For small business owners, understanding your venture’s financial health is the key to long-term success. One powerful tool in your financial toolkit is a break-even analysis.

This method allows you to determine the point at which your business covers all its costs and begins to generate profit. Here’s how it works.

Break-even analysis is a financial calculation that helps businesses determine the level of sales needed to cover all expenses and achieve a net profit of zero. At the break-even point, total revenue equals total costs, meaning there are no profits or losses.

To conduct a break-even analysis, you need to identify and understand three key components:

  • Fixed costs: These are expenses that remain constant regardless of the level of production or sales. Examples include rent, salaries, insurance premiums, and utilities.
  • Variable costs: Variable costs fluctuate in direct proportion to changes in production or sales volume. Examples include raw materials, labor directly tied to production, and sales commissions.
  • Sales price per unit: This refers to the price at which you sell each unit of your product or service.

The break-even point can be calculated using the following formula: break-even point (in units) = Fixed costs, divided by (sales price per unit minus the variable cost per unit).

Alternatively, you can calculate the break-even point in sales dollars by multiplying the break-even point in units, by the sales price per unit.

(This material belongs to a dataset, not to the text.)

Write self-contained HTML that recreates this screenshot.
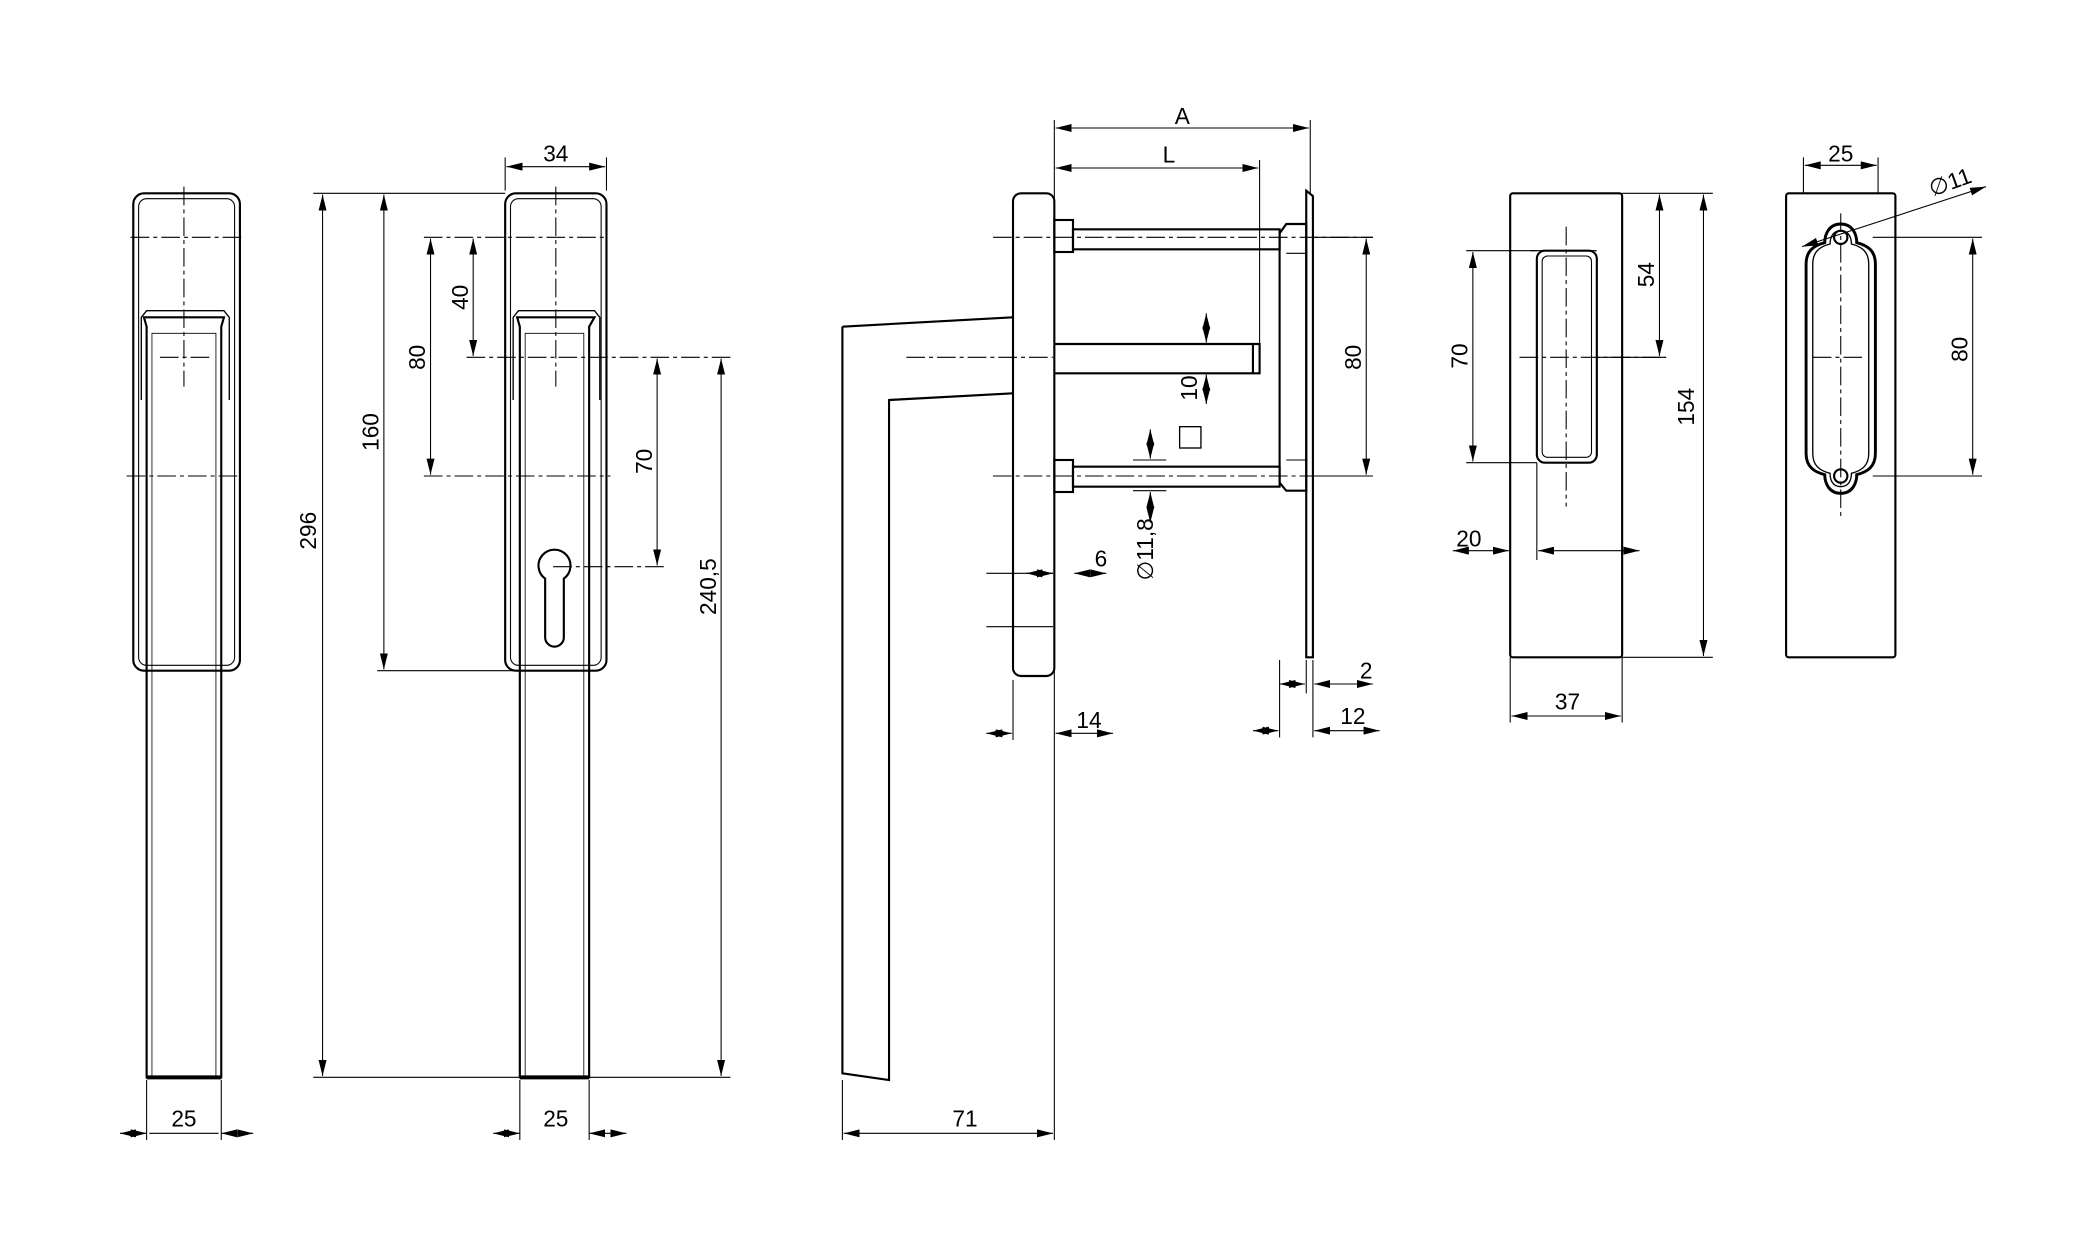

Break-even analysis offers several benefits to small business owners:

  • Financial planning: Understanding your break-even point helps you set realistic sales goals and develop effective financial strategies.
  • Decision-making: Break-even analysis can assist in making critical business decisions, such as pricing strategies, cost reduction efforts, and investment decisions.
  • Risk assessment: By knowing your break-even point, you can assess the financial risk associated with your business venture and make informed decisions about its viability.
  • Identify costs: Start by listing all your fixed and variable costs for a specific period, such as a month or a year.
  • Calculate total costs: Sum up your fixed and variable costs to determine your total costs.
  • Determine sales price per unit: Decide on the price at which you will sell each unit of
    your product or service.
  • Calculate the break-even point: Use the break-even formula to calculate the number of units or sales dollars required to break even.
  • Analyze results: Evaluate the break-even point in the context of your business goals, market conditions, and industry benchmarks. Identify areas where you can potentially reduce costs or increase sales to improve profitability.

Break-even analysis is a valuable tool for small business owners who want to understand their financial position and make informed decisions about their operations. By calculating your break-even point, you can gain insights into your business’s viability, set realistic goals, and develop strategies for growth and sustainability.